Mark McKenna will appreciate this bit:  Pragmatically, infringement means confusion as to source, which means origin, which means “the producer of the tangible product sold in the marketplace.” Hello, Dastar! Vague, generalized confusion isn’t enough, since the key target is mistaken purchasing decisions.  Because “no one looking for Fortres Grand’s software is likely to mistakenly buy a ticket to The Dark Knight Rises,” there was no plausible claim for such mistakes.

And also: the use of “clean slate” was protected by the First Amendment, even if there were potential consumer confusion. Rogers v. Grimaldi, 875 F.2d 994 (2d Cir. 1989), provided the standard.  The Lanham Act doesn’t apply to artistic works as long as a use is artistically relevant and not explicitly misleading as to the source or content of the work.  Rogers is about titles, but also applies to the use of a mark in the body of a work.

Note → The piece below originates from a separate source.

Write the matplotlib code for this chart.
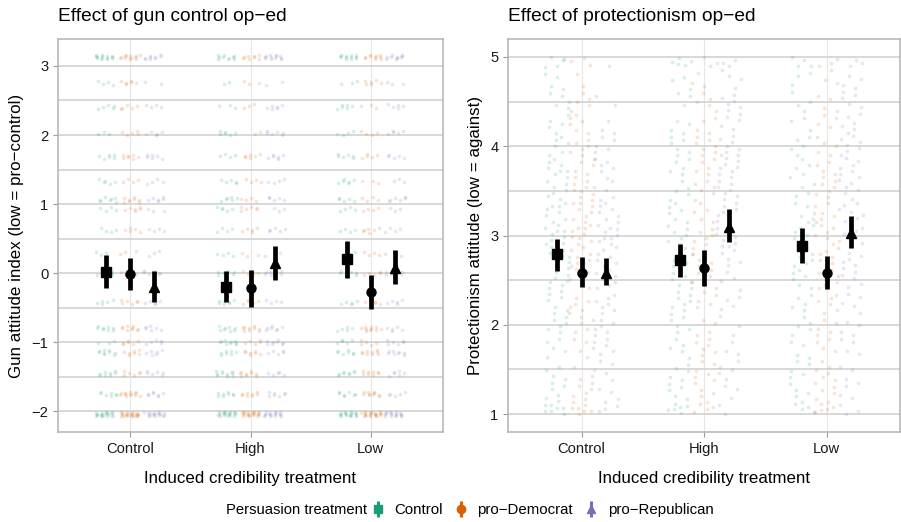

The first prong, artistic relevance, is a purposely low threshold.  “Clean slate” had artistic relevance to both the film and the websites, as Fortres Grand’s own complaint acknowledged—it was the name of a program that would erase a person’s criminal history from every computer database.  Nor was the use explicitly misleading.  As the 9th Circuit has (confusingly) said, “the relevant question” is whether the use of “clean slate” in The Dark Knight Rises would confuse its viewers into thinking that the Fortres Grand “is somehow behind” the film or “that it sponsors” the film.  The requirement of explicit misleadingness makes this a high bar: a work must make some affirmative statement of sponsorship or endorsement, beyond the mere use of a plaintiff’s mark, in order to be explicitly misleading.  There was no such affirmative statement here.

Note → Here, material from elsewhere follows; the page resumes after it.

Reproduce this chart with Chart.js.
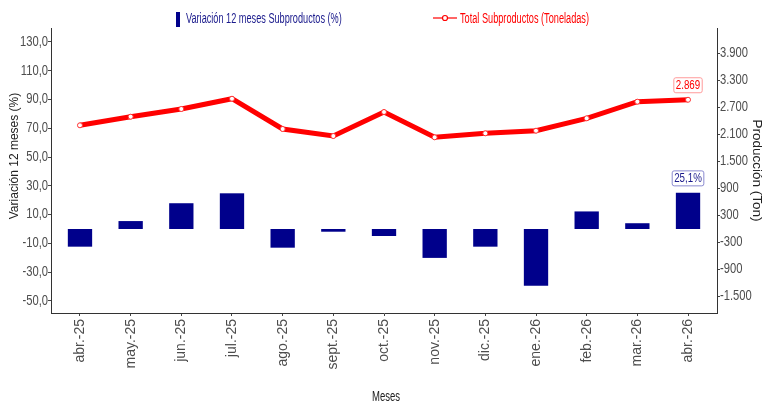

The court rejected Fortres Grand’s argument that Rogers only applies to forward confusion, not reverse confusion, because Rogers was about protecting use of “culturally relevant” marks.  Because Warner Bros. wasn’t trying to refer to Fortres Grand at all, it argued, Rogers wasn’t relevant. The court didn’t see the logic there.  First Amendment protection didn’t depend on the infringer’s having “some well-thought-out, ‘expressive’ critique of the trademark.”  In fact, the chilling effect of Fortres Grand’s position could be huge.  Small, relatively unknown trademark owners shouldn’t enjoy monopoly power over use of words in expressive works any more than the owners of famous marks should.  Other courts had concluded similarly; the one case that supported Fortres Grand, Rebelution, LLC v. Perez, 732 F. Supp. 2d 883 (N.D. Cal. 2010), read “artistic relevance” too narrowly, requiring defendant’s use “to be with reference to the meaning associated with plaintiff’s mark.”  As the Ninth Circuit has held, “the level of relevance merely must be above zero” (and, implicitly, “relevance” means “relevance to the work,” not “relevance to the plaintiff”—which is the only sensible reading; otherwise the reality show Apple Pickers about competing fruit sellers would be vulnerable to a claim from Apple, whose computers would lack artistic relevance to the show).

The same analysis applied to the promotional websites.  Fortres Grand argued that Rogers didn’t apply because the sites were commercial speech, but they weren’t, in that they did more than propose a commercial transaction.  “[I]n fact, it is hard to see that they really propose any commercial transaction, other than obliquely convincing consumers to buy a ticket to the film. Instead, they are creative, fictional extensions of the film – artistic works in and of themselves – and are thus entitled to First Amendment protection.”  Rogers applied in the same way.